Other equivalent classifications are:
 UIC classification: D′D
 French classification: 040+040
 Turkish classification: 44+44
 Swiss classification: 4/4+4/4

The lack of leading and trailing wheels to assist the tracking and stability of the locomotive means that the 0-8-8-0 type is not suited to high speeds. The vast majority were used as very heavy switcher locomotives (generally for hump yard work), transfer switchers for hauling cuts of cars between rail yards, or pusher engines for assistance on grades.

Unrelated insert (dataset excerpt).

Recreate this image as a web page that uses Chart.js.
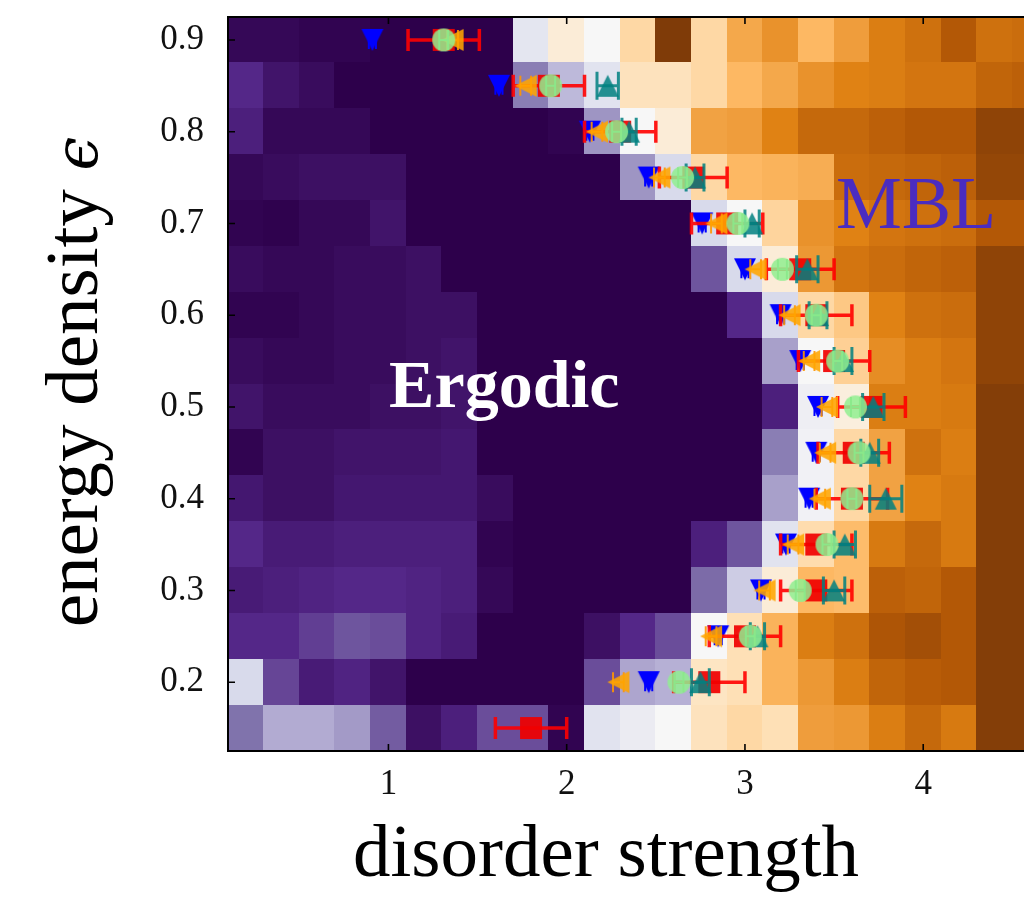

Most locomotives of this arrangement were built and served in North America, but there were exceptions. The Bavarian State Railways (K.Bay.St.B) built a total of 25 0-8-8-0T tank locomotives of class Gt 2×4/4 between 1913 and 1923, classified after unification of Germany's railway systems as class 96. These worked trains over heavily graded stretches of line, mostly as bankers (US: helpers/pushers) and were the largest locomotives in Europe when introduced.

==Popular culture==
O gauge models of Erie class L-1 Camelback locomotives been made by both MTH Electric Trains and Sunset Models.

O gauge models of PRR Class CC2 0-8-8-0s were made by Lionel

HO scale brass importers of the L-1 Camelback locomotives include NJ Custom Brass and Overland Models.

The Bavarian locomotives have been modelled in HO gauge by Marklin/Trix and by Rivarossi.